Les nouveaux clusters vont-ils se multiplier ? Et nous mener vers une deuxième vague ? Pas forcément. La détection de ces nouveaux foyers de contamination est au contraire le signe d’une présence plus faible du virus sur le territoire, ce qui les rend plus faciles à détecter lorsqu’ils émergent. Le dernier cluster en date a ainsi été identifié en fin de semaine dernière dans un foyer de jeunes travailleurs à Clamart (Hauts-de-Seine), après qu’un agent a commencé à développer les symptômes du Covid-19.

« L’un des salariés de l’établissement, craignant de le contracter à son tour, m’a consulté, et comme je fais partie du centre Covid-19 de Clamart, un dépistage de l’ensemble des salariés, puis des résidents, a été organisé », explique à 20 Minutes le Dr Jean-Paul Hamon, médecin généraliste à Clamart et président de la Fédération de médecins de France (FMF). Les résultats d’une partie des résidents testés sont encore attendus, mais déjà « neuf cas positifs ont été détectés, poursuit le Dr Hamon. Et tous les résidents testés positifs, qui sont de jeunes hommes d’une petite vingtaine d’années, ont la particularité d’être asymptomatique : aucun n’a développé les signes de la maladie. C’est d’ailleurs assez difficile à croire pour eux, mais tous ont été confinés en chambre pour éviter que le virus ne continue de circuler. Et une équipe de l’ARS d’Ile-de-France se rend sur place pour identifier les éventuels cas contacts ».

Identifier, dépister et isoler pour éviter une deuxième vague

Pour éviter d’en arriver au reconfinement, la rapidité de réaction doit être de mise. « Il faut identifier, dépister et isoler le plus rapidement possible tous les nouveaux cas, insiste le Dr Jean-Paul Hamon. C’est notre rôle à nous, les médecins généralistes, de participer à ce processus en trois étapes, et de déclarer les nouveaux cas sur le site du service médical de l’Assurance maladie, qui est soumis au respect du secret médical, et qui va ensuite piloter les enquêtes pour identifier les éventuels cas contacts et leur indiquer la marche à suivre pour endiguer la propagation du virus ». Ainsi, si pour le généraliste, « un plan de reconfinement est un scénario à ne pas exclure, cette capacité à identifier, tester et confiner rapidement les nouveaux clusters constitue la meilleure arme contre une deuxième vague et un reconfinement ».

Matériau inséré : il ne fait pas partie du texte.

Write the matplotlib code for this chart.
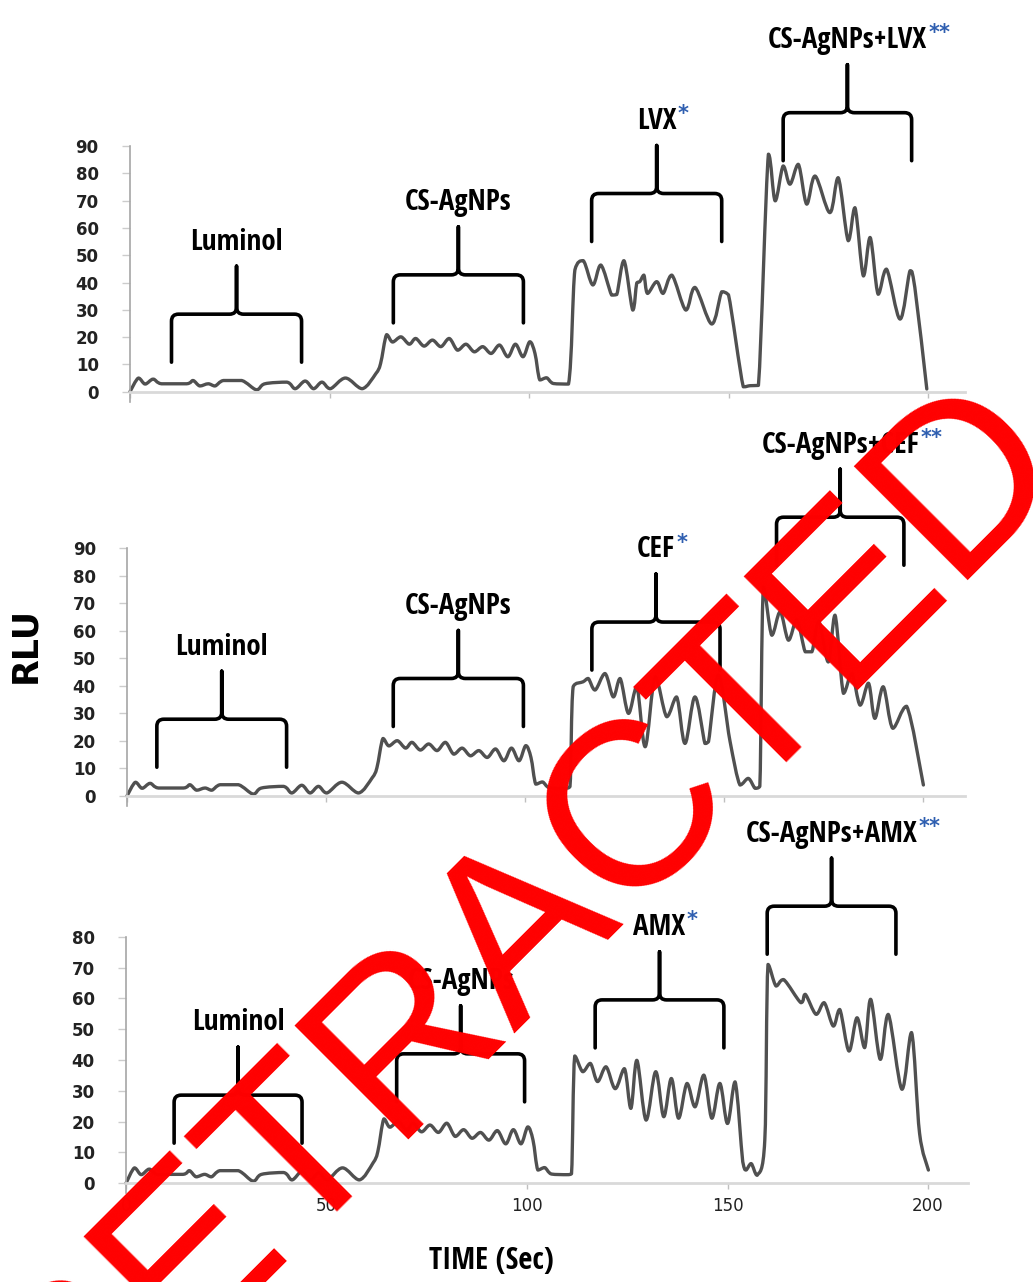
import matplotlib.pyplot as plt
from matplotlib import font_manager as fm
from matplotlib.path import Path
from matplotlib.patches import PathPatch

# luminol + CS-AgNPs part of the trace, the same in all three runs
base_t = [0, 2.1, 3.8, 5.8, 7.9, 14.2, 15.8, 17.5, 19.6, 21.3, 23.4, 28.0, 31.7, 33.8,
          39.3, 41.4, 43.9, 46.0, 48.1, 50.2, 54.0, 58.2, 61.6, 62.8, 64.3, 65.8, 67.9,
          70.0, 71.6, 73.7, 75.8, 77.9, 80.0, 82.1, 84.2, 86.3, 88.4, 90.5, 92.6, 94.7,
          96.6, 98.5, 100.2, 101.5, 102.7, 104.4, 106.1, 109.9]
base_rlu = [0, 5.0, 2.8, 4.6, 2.9, 2.9, 4.1, 2.1, 2.9, 2.1, 4.1, 4.1, 0.7, 2.9,
            3.5, 1.1, 3.9, 1.1, 3.5, 1.1, 5.0, 1.1, 6.6, 10.3, 20.9, 18.2, 20.1,
            17.4, 19.5, 16.7, 18.9, 16.5, 19.5, 15.2, 17.4, 14.6, 16.5, 14.0, 17.1, 12.8,
            17.4, 12.8, 18.3, 14.0, 4.3, 5.1, 3.0, 2.8]

# LVX run
lvx_t = [111.5, 113.6, 116.0, 118.0, 120.7, 122.0, 123.8, 126.0, 127.0, 127.8, 128.8,
         129.7, 132.0, 133.6, 135.8, 139.3, 141.6, 145.8, 148.3, 150.0, 153.7, 155.4,
         157.5,
         160.0, 161.7, 163.7, 165.4, 167.5, 169.6, 171.7, 175.4, 177.5, 180.0, 181.7,
         183.8, 185.5, 187.5, 189.6, 193.0, 195.5, 196.7, 199.7]
lvx_rlu = [44.6, 48.0, 39.1, 46.4, 35.4, 35.6, 48.0, 29.9, 39.8, 40.4, 42.7,
           36.0, 40.3, 36.0, 42.7, 29.9, 38.2, 24.8, 36.6, 35.5, 1.8, 2.2,
           2.3,
           87.0, 69.9, 82.7, 76.0, 83.3, 68.7, 79.0, 65.6, 78.4, 55.3, 67.4,
           42.4, 56.5, 35.7, 44.9, 26.6, 44.3, 38.2, 1.0]

# CEF run
cef_t = [111.3, 112.1, 114.6, 115.9, 117.6, 120.1, 122.2, 123.9, 126.0, 128.1, 130.2,
         132.7, 135.6, 138.1, 140.2, 142.7, 145.2, 146.1, 148.6, 151.5, 154.0, 156.1,
         157.8, 159.0,
         159.9, 162.0, 164.1, 166.2, 168.3, 170.4, 172.1, 173.8, 176.2, 177.9, 180.0,
         182.1, 184.2, 186.3, 187.9, 190.0, 192.4, 195.9, 200.1]
cef_rlu = [3.4, 39.7, 41.5, 42.7, 38.5, 44.5, 36.0, 42.7, 30.0, 39.7, 17.9,
           43.3, 28.8, 36.0, 19.1, 36.0, 19.1, 19.7, 44.0, 20.0, 4.0, 6.4,
           2.8, 3.5,
           76.0, 58.4, 66.9, 56.6, 64.0, 52.4, 52.4, 63.5, 48.7, 65.7, 37.3,
           44.5, 33.0, 41.0, 28.2, 39.7, 24.6, 32.6, 4.0]

# AMX run
amx_t = [111.1, 111.9, 113.9, 115.8, 117.6, 119.7, 122.0, 124.3, 125.9, 127.4, 129.7,
         132.1, 134.1, 136.0, 137.8, 139.9, 141.9, 144.1, 146.1, 148.1, 150.0, 151.9,
         153.8, 154.6, 155.9, 157.4, 159.3,
         160.1, 162.1, 164.0, 168.3, 169.4, 172.1, 174.1, 176.4, 178.0, 180.3, 182.3,
         184.2, 185.7, 188.1, 190.1, 193.5, 195.9, 197.9, 200.1]
amx_rlu = [3.1, 41.3, 36.2, 38.9, 33.0, 37.8, 30.7, 37.2, 24.3, 39.9, 20.5,
           36.2, 21.6, 34.0, 21.1, 32.4, 24.8, 35.1, 21.1, 32.4, 19.4, 32.9,
           7.0, 4.3, 6.4, 2.6, 14.0,
           71.0, 64.0, 66.1, 58.6, 61.3, 54.8, 58.6, 51.0, 56.4, 42.9, 53.7,
           44.0, 59.7, 40.2, 54.8, 30.5, 48.9, 16.2, 4.3]

# brackets: (start, end, bar level) for each phase
top_spans = [(10.4, 43.0, 28.4), (66.0, 98.6, 42.8), (115.7, 148.3, 72.6), (163.7, 195.9, 102.2)]
mid_spans = [(7.5, 40.1, 27.9), (66.9, 99.6, 42.7), (116.8, 149.0, 63.2), (163.2, 195.2, 101.3)]
bot_spans = [(12.0, 43.9, 28.6), (67.5, 99.4, 42.0), (117.0, 149.1, 59.5), (159.9, 192.0, 89.9)]

top_names = ['Luminol', 'CS-AgNPs', 'LVX', 'CS-AgNPs+LVX']
mid_names = ['Luminol', 'CS-AgNPs', 'CEF', 'CS-AgNPs+CEF']
bot_names = ['Luminol', 'CS-AgNPs', 'AMX', 'CS-AgNPs+AMX']
stars = ['', '', '*', '**']

x_ticks = [0, 50, 100, 150, 200]

W, H = 1033, 1282
line_col = '#505050'


def pick_family(cands):
    for fam in cands:
        try:
            fm.findfont(fm.FontProperties(family=fam, weight='bold'), fallback_to_default=False)
            return fam
        except ValueError:
            pass
    return None


# a condensed face if one is installed, else Roboto at a smaller size
cond = pick_family(['Open Sans Condensed', 'Noto Sans Condensed', 'Roboto Condensed',
                    'Liberation Sans Narrow', 'DejaVu Sans Condensed'])
if cond:
    narrow, lab_size, title_size = [cond, 'DejaVu Sans'], 21, 22
else:
    narrow, lab_size, title_size = ['Roboto', 'DejaVu Sans'], 17.5, 21

fig = plt.figure(figsize=(W / 100, H / 100), dpi=100)


def make_panel(left, x200, right, zero, top, ymax, below=10):
    ppu = (zero - top) / ymax
    ppx = (x200 - left) / 200
    ax = fig.add_axes([left / W, 1 - (zero + below) / H,
                       (right - left) / W, (zero + below - top) / H])
    ax.set_ylim(-below / ppu, ymax)
    ax.set_xlim(0, (right - left) / ppx)
    for s in ['top', 'right']:
        ax.spines[s].set_visible(False)
    ax.spines['bottom'].set_position(('data', 0))
    ax.spines['bottom'].set_color('#d9d9d9')
    ax.spines['bottom'].set_linewidth(2)
    ax.spines['left'].set_color('#a6a6a6')
    ax.spines['left'].set_linewidth(1.2)
    ax.set_yticks(range(0, ymax + 1, 10))
    ax.set_xticks(x_ticks)
    ax.tick_params(axis='y', length=6, width=1, color='#cccccc', pad=16.5,
                   labelsize=12, labelcolor='#222222')
    ax.tick_params(axis='x', length=4, width=1, color='#bfbfbf', pad=6,
                   labelsize=12, labelcolor='#222222', labelbottom=False)
    for lab in ax.get_yticklabels() + ax.get_xticklabels():
        lab.set_fontweight('bold')
    return ax


def clamp(v, a, b):
    return max(min(a, b), min(v, max(a, b)))


def smooth_trace(ax, t, y):
    # smoothed line through the read points, without overshoot
    pts = list(zip(t, y))
    n = len(pts)
    verts, codes = [pts[0]], [Path.MOVETO]
    for i in range(n - 1):
        p0 = pts[max(i - 1, 0)]
        p1, p2 = pts[i], pts[i + 1]
        p3 = pts[min(i + 2, n - 1)]
        c1 = (clamp(p1[0] + (p2[0] - p0[0]) / 6, p1[0], p2[0]),
              clamp(p1[1] + (p2[1] - p0[1]) / 6, p1[1], p2[1]))
        c2 = (clamp(p2[0] - (p3[0] - p1[0]) / 6, p1[0], p2[0]),
              clamp(p2[1] - (p3[1] - p1[1]) / 6, p1[1], p2[1]))
        verts += [c1, c2, p2]
        codes += [Path.CURVE4] * 3
    ax.add_patch(PathPatch(Path(verts, codes), fill=False, ec=line_col, lw=2.4,
                           capstyle='round', joinstyle='round', clip_on=False))


def brace(ax, x0, x1, yb, name, star, arm_px=48, r_px=7):
    y0, y1 = ax.get_ylim()
    xa, xb = ax.get_xlim()
    uy = (y1 - y0) / ax.bbox.height
    ux = (xb - xa) / ax.bbox.width
    arm, ry, rx = arm_px * uy, r_px * uy, r_px * ux
    xc = (x0 + x1) / 2
    verts = [(x0, yb - arm), (x0, yb - ry), (x0, yb), (x0 + rx, yb),
             (xc - rx, yb), (xc, yb), (xc, yb + ry), (xc, yb + arm),
             (xc, yb + ry), (xc, yb), (xc + rx, yb),
             (x1 - rx, yb), (x1, yb), (x1, yb - ry), (x1, yb - arm)]
    codes = [Path.MOVETO, Path.LINETO, Path.CURVE3, Path.CURVE3,
             Path.LINETO, Path.CURVE3, Path.CURVE3, Path.LINETO,
             Path.LINETO, Path.CURVE3, Path.CURVE3,
             Path.LINETO, Path.CURVE3, Path.CURVE3, Path.LINETO]
    ax.add_patch(PathPatch(Path(verts, codes), fill=False, lw=2.6, ec='black',
                           capstyle='round', joinstyle='round', clip_on=False))
    txt = ax.annotate(name, xy=(xc, yb + arm), xytext=(0, 12), textcoords='offset points',
                      ha='center', va='baseline', fontsize=lab_size, fontweight='bold',
                      family=narrow, color='black', annotation_clip=False)
    if star:
        ax.annotate(star, xy=(1.0, 1.0), xycoords=txt, xytext=(1, 2),
                    textcoords='offset points', ha='left', va='top', fontsize=15,
                    fontweight='bold', color='#2f5fb0', annotation_clip=False)


panels = [
    (make_panel(130, 928, 965, 391.7, 146, 90), base_t + lvx_t, base_rlu + lvx_rlu, top_spans, top_names),
    (make_panel(127, 923, 965, 796, 548.3, 90), base_t + cef_t, base_rlu + cef_rlu, mid_spans, mid_names),
    (make_panel(126, 928, 968, 1183.3, 936.7, 80), base_t + amx_t, base_rlu + amx_rlu, bot_spans, bot_names),
]

for ax, t, rlu, spans, names in panels:
    smooth_trace(ax, t, rlu)
    for (x0, x1, yb), name, st in zip(spans, names, stars):
        brace(ax, x0, x1, yb, name, st)

panels[2][0].tick_params(axis='x', labelbottom=True)

fig.text(0.0242, 0.497, 'RLU', rotation=90, fontsize=25, fontweight='bold',
         ha='center', va='center')
fig.text(0.476, 0.0164, 'TIME (Sec)', fontsize=title_size, fontweight='bold', family=narrow,
         ha='center', va='center')

# retraction watermark
fig.text(0.547, 0.248, 'RETRACTED', rotation=45, rotation_mode='anchor',
         fontsize=168, family='Liberation Sans', color='#ff0000',
         ha='center', va='baseline', zorder=10)

fig.savefig('out.png', dpi=100)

C’est d’ailleurs cette détection précoce des foyers de contamination qui a protégé la Bretagne. La région, qui a pourtant connu deux « clusters » au tout début de l’épidémie française de Covid-19, est l’une des moins touchées par la mortalité. « Les leçons que l’on peut retenir concernant le contrôle rapide des quelques clusters qu’on a eus en Bretagne, c’est l’importance de la précocité de la détection », a commenté le Pr Pierre Tattevin, chef de service des maladies infectieuses au CHU de Rennes lors d’une conférence de presse.

Pour l’infectiologue, cette expérience pourra être utile en cas de reprise de l’épidémie dans l’Hexagone. Surtout « si on utilise largement les tests, on ne ratera pas des épidémies qui démarrent ». D’autant qu’à ce jour, « on connaît mieux la maladie et les gens sont plus alertés, rassure-t-il. Ce sera plus facile qu’en février ». Pour le Dr Jean-Paul Hamon, « il va falloir observer les quinze prochains jours avec une grande attention ».